Raj Bhopal, BSc MD, MPH, addresses the nuances of competing ethical priorities societies face amid COVID-19, alongside political battles and terms like “herd immunity.”
Zugzwang is a German word for “a position in chess where every move is disadvantageous where we must examine every plan, however unpalatable.”
Raj Bhopal, CBE DSc, BSc MD, MPH, MBChB, FRCP, FFPHM, is professor emeritus of public health at the University of Edinburgh, Scotland. He held the chair of Public Health in the university until his retirement in 2018.
Bhopal is also the author of Concepts of Epidemiology: Integrating the Ideas, Theories, Principles, and Methods of Epidemiology.
Bhopal’s recent article, COVID-19 zugzwang: Potential public health moves towards population immunity, was published in Public Health in Practice. Public Health in Practice is an official journal of the Royal Society for Public Health and a sister journal of Public Health.

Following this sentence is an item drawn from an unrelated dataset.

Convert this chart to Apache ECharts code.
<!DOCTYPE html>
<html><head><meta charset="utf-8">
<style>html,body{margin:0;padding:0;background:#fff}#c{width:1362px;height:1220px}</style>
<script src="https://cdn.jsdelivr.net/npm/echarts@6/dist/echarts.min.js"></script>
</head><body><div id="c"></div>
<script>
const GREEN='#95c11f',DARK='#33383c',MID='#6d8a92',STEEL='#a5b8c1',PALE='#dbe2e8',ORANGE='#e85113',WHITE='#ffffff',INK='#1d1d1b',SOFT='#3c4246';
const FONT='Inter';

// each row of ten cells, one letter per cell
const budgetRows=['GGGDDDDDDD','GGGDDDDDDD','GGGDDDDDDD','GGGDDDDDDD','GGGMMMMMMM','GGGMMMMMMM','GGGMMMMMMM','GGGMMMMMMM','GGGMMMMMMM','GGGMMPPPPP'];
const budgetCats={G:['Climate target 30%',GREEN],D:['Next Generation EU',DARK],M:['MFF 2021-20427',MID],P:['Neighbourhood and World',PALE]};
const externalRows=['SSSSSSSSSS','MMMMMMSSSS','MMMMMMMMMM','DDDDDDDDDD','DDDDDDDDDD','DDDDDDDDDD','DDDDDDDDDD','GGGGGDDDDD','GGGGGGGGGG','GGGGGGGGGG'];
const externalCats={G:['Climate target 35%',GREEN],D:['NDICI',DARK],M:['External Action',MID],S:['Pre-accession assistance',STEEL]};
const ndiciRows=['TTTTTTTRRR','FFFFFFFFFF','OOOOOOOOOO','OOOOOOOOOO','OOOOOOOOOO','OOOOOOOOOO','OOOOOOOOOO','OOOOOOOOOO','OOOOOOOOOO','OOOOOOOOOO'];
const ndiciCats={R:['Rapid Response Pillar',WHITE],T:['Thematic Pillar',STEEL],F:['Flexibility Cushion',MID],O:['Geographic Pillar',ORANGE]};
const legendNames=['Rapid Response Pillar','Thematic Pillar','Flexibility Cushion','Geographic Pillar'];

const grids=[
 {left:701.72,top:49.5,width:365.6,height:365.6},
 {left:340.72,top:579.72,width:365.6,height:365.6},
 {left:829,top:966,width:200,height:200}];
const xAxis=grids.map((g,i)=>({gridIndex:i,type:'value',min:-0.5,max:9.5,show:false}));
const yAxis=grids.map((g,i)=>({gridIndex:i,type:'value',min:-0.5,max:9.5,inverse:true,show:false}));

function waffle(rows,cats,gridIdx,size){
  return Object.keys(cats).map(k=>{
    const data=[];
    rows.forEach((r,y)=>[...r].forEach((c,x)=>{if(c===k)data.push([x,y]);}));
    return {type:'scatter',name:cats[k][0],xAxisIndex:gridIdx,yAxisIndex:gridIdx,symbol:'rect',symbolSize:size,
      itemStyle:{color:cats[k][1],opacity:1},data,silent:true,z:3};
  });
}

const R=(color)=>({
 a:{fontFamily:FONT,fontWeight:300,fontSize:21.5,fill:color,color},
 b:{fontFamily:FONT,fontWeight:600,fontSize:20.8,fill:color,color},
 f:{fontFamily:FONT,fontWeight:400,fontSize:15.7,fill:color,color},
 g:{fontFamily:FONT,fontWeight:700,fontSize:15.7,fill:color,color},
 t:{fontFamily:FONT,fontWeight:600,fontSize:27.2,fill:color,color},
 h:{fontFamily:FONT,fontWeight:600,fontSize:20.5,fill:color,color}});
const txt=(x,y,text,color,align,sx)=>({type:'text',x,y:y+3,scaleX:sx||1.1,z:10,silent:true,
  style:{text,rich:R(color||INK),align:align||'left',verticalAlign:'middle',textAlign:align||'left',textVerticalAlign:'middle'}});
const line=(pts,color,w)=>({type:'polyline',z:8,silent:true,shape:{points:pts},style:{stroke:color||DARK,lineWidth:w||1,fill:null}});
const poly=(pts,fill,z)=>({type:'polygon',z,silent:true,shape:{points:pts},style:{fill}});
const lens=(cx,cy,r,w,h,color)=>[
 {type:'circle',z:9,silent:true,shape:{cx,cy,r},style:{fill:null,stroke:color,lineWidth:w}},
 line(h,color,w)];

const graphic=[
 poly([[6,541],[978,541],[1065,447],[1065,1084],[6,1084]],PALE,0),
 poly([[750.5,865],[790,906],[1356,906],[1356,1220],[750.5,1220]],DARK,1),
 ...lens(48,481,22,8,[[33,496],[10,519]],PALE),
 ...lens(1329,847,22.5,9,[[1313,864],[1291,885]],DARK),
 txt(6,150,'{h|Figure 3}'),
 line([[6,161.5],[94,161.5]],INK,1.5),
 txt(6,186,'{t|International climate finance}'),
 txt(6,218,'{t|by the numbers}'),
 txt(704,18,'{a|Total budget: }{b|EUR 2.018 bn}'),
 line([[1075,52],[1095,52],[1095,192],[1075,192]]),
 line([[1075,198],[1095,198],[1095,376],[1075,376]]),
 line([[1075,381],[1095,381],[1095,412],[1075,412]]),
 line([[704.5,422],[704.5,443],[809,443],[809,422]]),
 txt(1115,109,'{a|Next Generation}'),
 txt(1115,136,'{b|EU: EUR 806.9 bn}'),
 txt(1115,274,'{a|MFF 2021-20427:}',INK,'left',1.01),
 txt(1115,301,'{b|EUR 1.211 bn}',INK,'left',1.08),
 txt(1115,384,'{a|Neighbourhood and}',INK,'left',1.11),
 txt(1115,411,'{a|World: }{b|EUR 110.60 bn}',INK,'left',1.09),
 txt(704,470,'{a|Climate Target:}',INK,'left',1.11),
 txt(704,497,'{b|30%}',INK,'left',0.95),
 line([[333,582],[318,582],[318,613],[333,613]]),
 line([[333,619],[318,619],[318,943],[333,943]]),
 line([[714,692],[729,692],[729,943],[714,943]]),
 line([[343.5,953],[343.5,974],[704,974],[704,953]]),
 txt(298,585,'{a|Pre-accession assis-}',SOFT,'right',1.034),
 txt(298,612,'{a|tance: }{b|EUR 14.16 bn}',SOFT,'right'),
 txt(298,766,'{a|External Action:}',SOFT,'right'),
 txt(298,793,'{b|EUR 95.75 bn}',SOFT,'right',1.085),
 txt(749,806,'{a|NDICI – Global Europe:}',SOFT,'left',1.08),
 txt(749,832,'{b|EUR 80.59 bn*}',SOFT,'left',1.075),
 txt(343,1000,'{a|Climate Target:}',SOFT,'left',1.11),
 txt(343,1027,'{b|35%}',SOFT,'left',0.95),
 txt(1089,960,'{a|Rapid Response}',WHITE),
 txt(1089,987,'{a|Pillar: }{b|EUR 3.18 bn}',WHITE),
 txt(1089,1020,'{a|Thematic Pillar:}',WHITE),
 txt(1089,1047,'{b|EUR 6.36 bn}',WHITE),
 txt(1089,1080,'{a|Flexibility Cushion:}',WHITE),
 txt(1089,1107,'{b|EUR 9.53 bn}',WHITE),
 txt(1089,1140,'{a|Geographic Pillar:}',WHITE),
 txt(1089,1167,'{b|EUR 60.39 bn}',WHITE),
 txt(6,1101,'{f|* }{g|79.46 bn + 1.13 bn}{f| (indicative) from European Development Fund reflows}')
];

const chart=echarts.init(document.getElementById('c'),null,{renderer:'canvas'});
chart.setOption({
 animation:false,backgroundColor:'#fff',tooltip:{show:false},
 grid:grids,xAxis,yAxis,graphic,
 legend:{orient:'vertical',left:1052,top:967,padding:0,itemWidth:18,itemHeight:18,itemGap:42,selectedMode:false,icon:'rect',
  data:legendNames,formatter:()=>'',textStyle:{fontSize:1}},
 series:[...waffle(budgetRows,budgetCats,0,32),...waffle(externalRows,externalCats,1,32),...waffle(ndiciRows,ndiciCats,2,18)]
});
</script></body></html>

The article offers that scientific inquiry around various SARS-CoV-2 interventions has been frustrated by an unappealing mix of competing ethical priorities societies face, alongside political battles and terms like “herd immunity.”
The term is reminiscent of domesticated animals rather than human individuals, according to Bhopal, and distracts from the fact that even temporarily acquired population immunity could be part of a multi-faceted and vigorous COVID-19 social mobilization.
In addition, Bhopal uses his background in public health to point toward ways supportive measures could accomplish more than punitive ones. While fringe violence and extremism for any reason is completely unacceptable, miscommunicated or disruptive measures may exacerbate existing social tensions in endemic communities in ways surprisingly parallel to attacks on aid workers during recent Ebola responses.